Les valeurs mesurées sur site ont révélé que tous les modules respectaient le critère PEB, à savoir une résistance thermique R supérieure ou égale à 4,18 m2.K/W (voir figure 2). Ces valeurs n’ont pas différé de plus de 10 % des valeurs théoriques. En période estivale, lors de fortes variations de température, tous les isolants ont affiché des performances thermiques similaires.
Les mesures effectuées ont révélé que l’intérieur des parois avait conservé des conditions saines (humidité du bois < 20 % et humidité relative de l’isolant < 90 %), ce qui confirme l’importance d’une mise en œuvre soignée, avec placement correct du pare-vapeur (résistance de diffusion de la vapeur d’eau Sd ≥ 5 m), pare-pluie ouvert à la vapeur, isolant initialement sec, …
Impact sur la régulation de l’humidité relative intérieure
Testés individuellement, les isolants biosourcés présentent de bonnes performances hygroscopiques.
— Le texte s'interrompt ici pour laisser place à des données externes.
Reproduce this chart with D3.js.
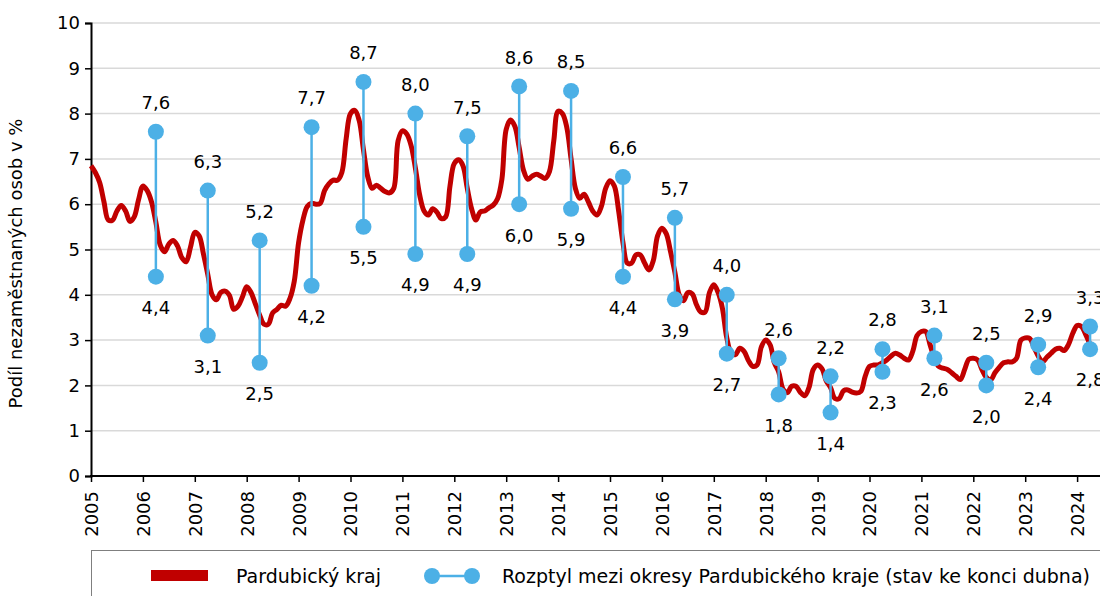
<!DOCTYPE html>
<html>
<head>
<meta charset="utf-8">
<script src="https://cdn.jsdelivr.net/npm/d3@7"></script>
<style>
  body { margin: 0; background: #fff; }
  svg { display: block; font-family: "DejaVu Sans", Verdana, sans-serif; }
</style>
</head>
<body>
<div id="chart"></div>
<script>
// podíl nezaměstnaných osob, Pardubický kraj, měsíčně leden 2005 – duben 2024
const years = d3.range(2005, 2025);
const share = [
  6.85, 6.7, 6.48, 6.05, 5.65, 5.65, 5.85, 5.97, 5.85, 5.62, 5.72, 6.1,      // 2005
  6.4, 6.3, 6.05, 5.6, 5.1, 4.95, 5.12, 5.2, 5.08, 4.82, 4.73, 5.05,        // 2006
  5.38, 5.3, 4.9, 4.45, 4.0, 3.89, 4.05, 4.08, 3.99, 3.68, 3.75, 3.95,       // 2007
  4.18, 4.05, 3.8, 3.55, 3.35, 3.35, 3.6, 3.68, 3.77, 3.75, 3.92, 4.3,       // 2008
  5.15, 5.65, 5.95, 6.02, 6.0, 6.02, 6.3, 6.45, 6.53, 6.53, 6.7, 7.45,       // 2009
  8.0, 8.07, 7.85, 7.2, 6.6, 6.35, 6.42, 6.35, 6.28, 6.25, 6.35, 7.4,        // 2010
  7.62, 7.55, 7.3, 6.8, 6.2, 5.85, 5.76, 5.9, 5.82, 5.68, 5.72, 6.4,         // 2011
  6.9, 6.98, 6.85, 6.35, 5.9, 5.65, 5.83, 5.85, 5.92, 5.98, 6.12, 6.55,      // 2012
  7.65, 7.86, 7.72, 7.25, 6.75, 6.55, 6.62, 6.66, 6.62, 6.57, 6.72, 7.4,     // 2013
  8.05, 8.0, 7.7, 7.0, 6.35, 6.13, 6.22, 6.05, 5.85, 5.76, 5.95, 6.35,       // 2014
  6.52, 6.4, 5.85, 5.15, 4.7, 4.7, 4.88, 4.88, 4.7, 4.55, 4.75, 5.3,         // 2015
  5.47, 5.35, 4.95, 4.5, 4.0, 3.87, 4.05, 4.02, 3.78, 3.62, 3.62, 4.05,      // 2016
  4.22, 4.05, 3.7, 3.05, 2.72, 2.68, 2.82, 2.75, 2.55, 2.42, 2.45, 2.85,     // 2017
  3.0, 2.9, 2.5, 2.3, 1.92, 1.84, 1.98, 1.98, 1.85, 1.77, 1.95, 2.35,        // 2018
  2.45, 2.37, 2.1, 1.95, 1.71, 1.71, 1.88, 1.9, 1.85, 1.83, 1.87, 2.2,       // 2019
  2.42, 2.45, 2.45, 2.5, 2.56, 2.65, 2.71, 2.67, 2.6, 2.56, 2.75, 3.1,       // 2020
  3.19, 3.19, 2.9, 2.6, 2.42, 2.38, 2.35, 2.28, 2.2, 2.13, 2.35, 2.58,       // 2021
  2.6, 2.56, 2.35, 2.18, 2.12, 2.28, 2.4, 2.5, 2.52, 2.52, 2.6, 3.0,         // 2022
  3.05, 3.04, 2.85, 2.65, 2.52, 2.62, 2.71, 2.8, 2.82, 2.77, 2.9, 3.15,      // 2023
  3.32, 3.3, 3.12, 2.9                                                       // 2024
];

// rozptyl mezi okresy, stav ke konci dubna
const rangeYears = d3.range(2006, 2025);
const rangeMax = [7.6, 6.3, 5.2, 7.7, 8.7, 8.0, 7.5, 8.6, 8.5, 6.6, 5.7, 4.0, 2.6, 2.2, 2.8, 3.1, 2.5, 2.9, 3.3];
const rangeMin = [4.4, 3.1, 2.5, 4.2, 5.5, 4.9, 4.9, 6.0, 5.9, 4.4, 3.9, 2.7, 1.8, 1.4, 2.3, 2.6, 2.0, 2.4, 2.8];
const yTicks = d3.range(0, 11);

const width = 1100, height = 596;
const margin = {top: 23, left: 91, bottom: 476};
const red = "#c00000", blue = "#4cb0e6";

const svg = d3.select("#chart").append("svg")
  .attr("width", width).attr("height", height);

// měsíc od ledna 2005
const x = d3.scaleLinear().domain([0, 12]).range([margin.left, margin.left + 51.9]);
const y = d3.scaleLinear().domain([0, 10]).range([margin.bottom, margin.top]);
const monthIdx = (yr, m) => (yr - 2005) * 12 + m;

// mřížka
svg.append("g")
  .selectAll("line").data(yTicks.slice(1)).join("line")
  .attr("x1", margin.left).attr("x2", width)
  .attr("y1", d => y(d)).attr("y2", d => y(d))
  .attr("stroke", "#d9d9d9").attr("stroke-width", 1.5);

// osa y
const yAxis = svg.append("g")
  .attr("transform", `translate(${margin.left},0)`)
  .call(d3.axisLeft(y).tickValues(yTicks).tickSize(6).tickPadding(5));
yAxis.attr("font-family", null).attr("font-size", null);
yAxis.select(".domain").attr("stroke", "#000").attr("stroke-width", 2);
yAxis.selectAll(".tick line").attr("stroke", "#000").attr("stroke-width", 1.5);
yAxis.selectAll(".tick text").style("font-size", "18px").attr("fill", "#000");

svg.append("text")
  .attr("transform", `translate(22,${(margin.top + margin.bottom) / 2 + 14}) rotate(-90)`)
  .attr("text-anchor", "middle")
  .style("font-size", "18px")
  .text("Podíl nezaměstnaných osob v %");

// osa x
const xAxis = svg.append("g")
  .attr("transform", `translate(0,${margin.bottom})`)
  .call(d3.axisBottom(x)
    .tickValues(years.map(yr => monthIdx(yr, 0)))
    .tickFormat(() => "")
    .tickSize(6));
xAxis.attr("font-family", null).attr("font-size", null);
xAxis.select(".domain").remove();
xAxis.append("line").attr("x1", margin.left - 1).attr("x2", width)
  .attr("stroke", "#000").attr("stroke-width", 2);
xAxis.selectAll(".tick line").attr("stroke", "#000").attr("stroke-width", 1.5);
xAxis.selectAll(".tick text").remove();
xAxis.selectAll(".tick").append("text")
  .attr("transform", "translate(0,15) rotate(-90)")
  .attr("x", 0).attr("y", 0).attr("dy", "0.36em")
  .style("text-anchor", "end")
  .style("font-size", "18px")
  .attr("fill", "#000")
  .text((d, i) => years[i]);

// Pardubický kraj
const line = d3.line()
  .x((d, i) => x(i))
  .y(d => y(d))
  .curve(d3.curveCatmullRom);

svg.append("path")
  .datum(share)
  .attr("fill", "none")
  .attr("stroke", red)
  .attr("stroke-width", 5)
  .attr("stroke-linejoin", "round")
  .attr("d", line);

// rozptyl mezi okresy
const ranges = rangeYears.map((yr, i) => ({yr, hi: rangeMax[i], lo: rangeMin[i]}));
const fmt = v => d3.format(".1f")(v).replace(".", ",");

const rg = svg.append("g").selectAll("g").data(ranges).join("g")
  .attr("transform", d => `translate(${x(monthIdx(d.yr, 3))},0)`);

rg.append("line")
  .attr("y1", d => y(d.hi)).attr("y2", d => y(d.lo))
  .attr("stroke", blue).attr("stroke-width", 2.5);
rg.selectAll("circle").data(d => [d.hi, d.lo]).join("circle")
  .attr("cy", d => y(d)).attr("r", 8).attr("fill", blue);
rg.append("text")
  .attr("y", d => y(d.hi) - 29).attr("dy", "0.35em")
  .attr("text-anchor", "middle").style("font-size", "18px")
  .text(d => fmt(d.hi));
rg.append("text")
  .attr("y", d => y(d.lo) + 31).attr("dy", "0.35em")
  .attr("text-anchor", "middle").style("font-size", "18px")
  .text(d => fmt(d.lo));

// legenda
const lg = svg.append("g");
lg.append("rect")
  .attr("x", margin.left + 0.5).attr("y", 550.5)
  .attr("width", width).attr("height", 100)
  .attr("fill", "none").attr("stroke", "#7f7f7f").attr("stroke-width", 1);
lg.append("rect")
  .attr("x", 151).attr("y", 570).attr("width", 57).attr("height", 11)
  .attr("fill", red);
lg.append("text")
  .attr("x", 236).attr("y", 576).attr("dy", "0.35em")
  .style("font-size", "19px").text("Pardubický kraj");
lg.append("line")
  .attr("x1", 432).attr("x2", 472).attr("y1", 576).attr("y2", 576)
  .attr("stroke", blue).attr("stroke-width", 2.5);
lg.selectAll("circle").data([432, 472]).join("circle")
  .attr("cx", d => d).attr("cy", 576).attr("r", 8).attr("fill", blue);
lg.append("text")
  .attr("x", 502).attr("y", 576).attr("dy", "0.35em")
  .style("font-size", "19px")
  .text("Rozptyl mezi okresy Pardubického kraje (stav ke konci dubna)");
</script>
</body>
</html>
Pour vérifier celles-ci en conditions réelles, deux parois ont été testées dans une chambre climatique. L’une d’elles contenait de la fibre de lin, l’autre de la laine de roche. Des panneaux OSB étaient présents du côté intérieur des parois. Bien que nous recommandions systématiquement la présence d’un pare-vapeur, plusieurs essais ont été réalisés sans cette membrane, afin de mieux comprendre les phénomènes de transferts d’humidité. Certaines configurations ont été testées avec ajout d’un panneau de finition (plâtre ou argile), dans le but d’étudier l’impact du revêtement intérieur.
Les tests consistaient à simuler, dans une section de la chambre climatique, un climat hivernal en continu et, dans une autre section, un climat intérieur avec une brusque augmentation d’humidité toutes les 24 heures pour reproduire les conditions d’une salle de bain non ventilée, par exemple. L’air de la pièce a ensuite été entièrement renouvelé sur un temps court et la capacité du mur à relarguer l’humidité accumulée a été mesurée.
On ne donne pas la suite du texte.